— Short problem —
Identify, in the records below, every line where the string "chart" appears, and copy each such line.
--- START OF Input material ---
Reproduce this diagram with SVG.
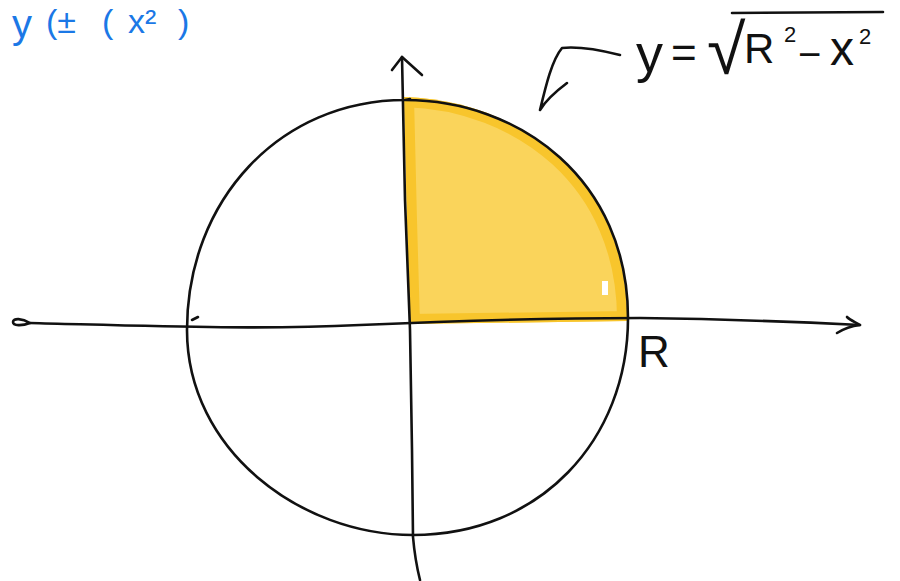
--- END OF Input material ---
--- START OF Input material ---
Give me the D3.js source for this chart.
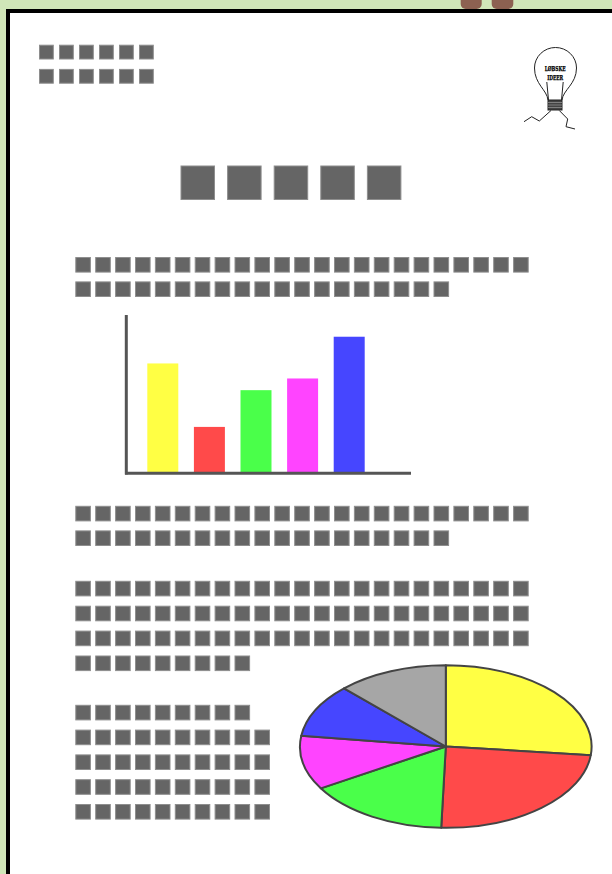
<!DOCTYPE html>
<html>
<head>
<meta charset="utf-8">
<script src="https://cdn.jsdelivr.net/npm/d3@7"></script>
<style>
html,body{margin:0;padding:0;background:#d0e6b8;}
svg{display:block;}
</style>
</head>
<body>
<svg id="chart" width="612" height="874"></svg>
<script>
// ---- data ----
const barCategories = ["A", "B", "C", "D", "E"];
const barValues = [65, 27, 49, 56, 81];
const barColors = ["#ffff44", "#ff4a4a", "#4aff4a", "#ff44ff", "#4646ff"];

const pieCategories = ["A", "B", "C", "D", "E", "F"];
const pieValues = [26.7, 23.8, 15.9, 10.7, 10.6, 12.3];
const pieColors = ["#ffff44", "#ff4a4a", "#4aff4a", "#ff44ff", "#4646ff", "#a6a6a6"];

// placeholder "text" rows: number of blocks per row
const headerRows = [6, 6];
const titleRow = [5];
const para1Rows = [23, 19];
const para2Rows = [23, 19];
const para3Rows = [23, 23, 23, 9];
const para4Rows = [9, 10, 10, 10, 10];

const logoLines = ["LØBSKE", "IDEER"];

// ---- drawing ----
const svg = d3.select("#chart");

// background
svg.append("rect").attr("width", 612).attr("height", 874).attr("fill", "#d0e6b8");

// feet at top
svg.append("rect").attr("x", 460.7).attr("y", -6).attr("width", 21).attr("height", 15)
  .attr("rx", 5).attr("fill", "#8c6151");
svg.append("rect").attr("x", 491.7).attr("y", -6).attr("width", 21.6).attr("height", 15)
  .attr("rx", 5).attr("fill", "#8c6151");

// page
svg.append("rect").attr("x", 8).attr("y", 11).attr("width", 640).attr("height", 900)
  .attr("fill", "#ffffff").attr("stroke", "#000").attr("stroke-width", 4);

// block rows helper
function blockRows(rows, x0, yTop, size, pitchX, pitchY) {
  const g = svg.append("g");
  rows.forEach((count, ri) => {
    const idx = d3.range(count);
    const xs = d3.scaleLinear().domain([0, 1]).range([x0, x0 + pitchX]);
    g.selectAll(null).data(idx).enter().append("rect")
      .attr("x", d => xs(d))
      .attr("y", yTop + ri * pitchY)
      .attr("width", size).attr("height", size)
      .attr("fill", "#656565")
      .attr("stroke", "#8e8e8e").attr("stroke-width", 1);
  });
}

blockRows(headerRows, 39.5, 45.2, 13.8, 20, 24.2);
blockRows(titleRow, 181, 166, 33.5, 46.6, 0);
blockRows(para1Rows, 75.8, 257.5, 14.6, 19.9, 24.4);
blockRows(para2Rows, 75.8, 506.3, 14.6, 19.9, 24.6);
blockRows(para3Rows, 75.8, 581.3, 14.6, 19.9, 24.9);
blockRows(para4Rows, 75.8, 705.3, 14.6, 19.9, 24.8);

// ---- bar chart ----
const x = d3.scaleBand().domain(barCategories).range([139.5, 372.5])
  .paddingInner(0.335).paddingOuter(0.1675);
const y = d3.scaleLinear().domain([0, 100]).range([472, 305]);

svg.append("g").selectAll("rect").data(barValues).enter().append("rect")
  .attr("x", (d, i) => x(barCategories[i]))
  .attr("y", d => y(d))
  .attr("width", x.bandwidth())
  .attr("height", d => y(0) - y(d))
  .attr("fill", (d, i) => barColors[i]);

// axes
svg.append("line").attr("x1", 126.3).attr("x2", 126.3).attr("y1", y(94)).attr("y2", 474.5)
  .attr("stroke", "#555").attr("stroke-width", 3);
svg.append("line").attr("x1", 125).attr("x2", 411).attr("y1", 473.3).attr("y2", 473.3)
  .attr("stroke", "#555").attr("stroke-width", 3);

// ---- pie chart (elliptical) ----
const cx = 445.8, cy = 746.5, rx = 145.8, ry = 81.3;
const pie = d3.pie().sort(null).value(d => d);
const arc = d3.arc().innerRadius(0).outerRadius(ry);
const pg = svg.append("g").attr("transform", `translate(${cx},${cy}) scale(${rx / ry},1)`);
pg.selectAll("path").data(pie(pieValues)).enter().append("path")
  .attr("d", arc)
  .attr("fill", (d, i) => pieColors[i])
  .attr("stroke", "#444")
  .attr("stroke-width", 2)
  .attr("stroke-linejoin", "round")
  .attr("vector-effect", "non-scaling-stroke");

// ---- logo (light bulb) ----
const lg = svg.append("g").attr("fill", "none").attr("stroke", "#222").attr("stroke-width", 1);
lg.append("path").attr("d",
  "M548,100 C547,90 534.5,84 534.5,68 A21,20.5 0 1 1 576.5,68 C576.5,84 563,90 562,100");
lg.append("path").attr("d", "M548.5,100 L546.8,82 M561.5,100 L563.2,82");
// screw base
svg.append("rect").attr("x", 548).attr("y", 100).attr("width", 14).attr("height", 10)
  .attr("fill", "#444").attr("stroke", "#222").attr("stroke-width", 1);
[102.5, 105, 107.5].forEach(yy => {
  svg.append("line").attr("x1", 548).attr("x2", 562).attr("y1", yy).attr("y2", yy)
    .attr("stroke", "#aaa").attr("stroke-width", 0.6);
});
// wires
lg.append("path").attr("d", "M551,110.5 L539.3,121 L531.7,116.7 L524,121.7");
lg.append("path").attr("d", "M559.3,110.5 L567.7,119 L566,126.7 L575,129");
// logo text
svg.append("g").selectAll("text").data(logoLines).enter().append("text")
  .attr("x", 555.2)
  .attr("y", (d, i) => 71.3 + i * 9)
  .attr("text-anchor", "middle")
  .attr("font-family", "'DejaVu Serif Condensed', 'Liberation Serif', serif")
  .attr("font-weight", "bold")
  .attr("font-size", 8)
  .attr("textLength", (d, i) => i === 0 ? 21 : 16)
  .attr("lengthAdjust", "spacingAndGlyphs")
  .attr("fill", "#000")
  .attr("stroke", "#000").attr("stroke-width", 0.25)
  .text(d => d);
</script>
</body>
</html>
--- END OF Input material ---
— Response —
Give me the D3.js source for this chart.
<svg id="chart" width="612" height="874"></svg>
const svg = d3.select("#chart");
// ---- bar chart ----
// ---- pie chart (elliptical) ----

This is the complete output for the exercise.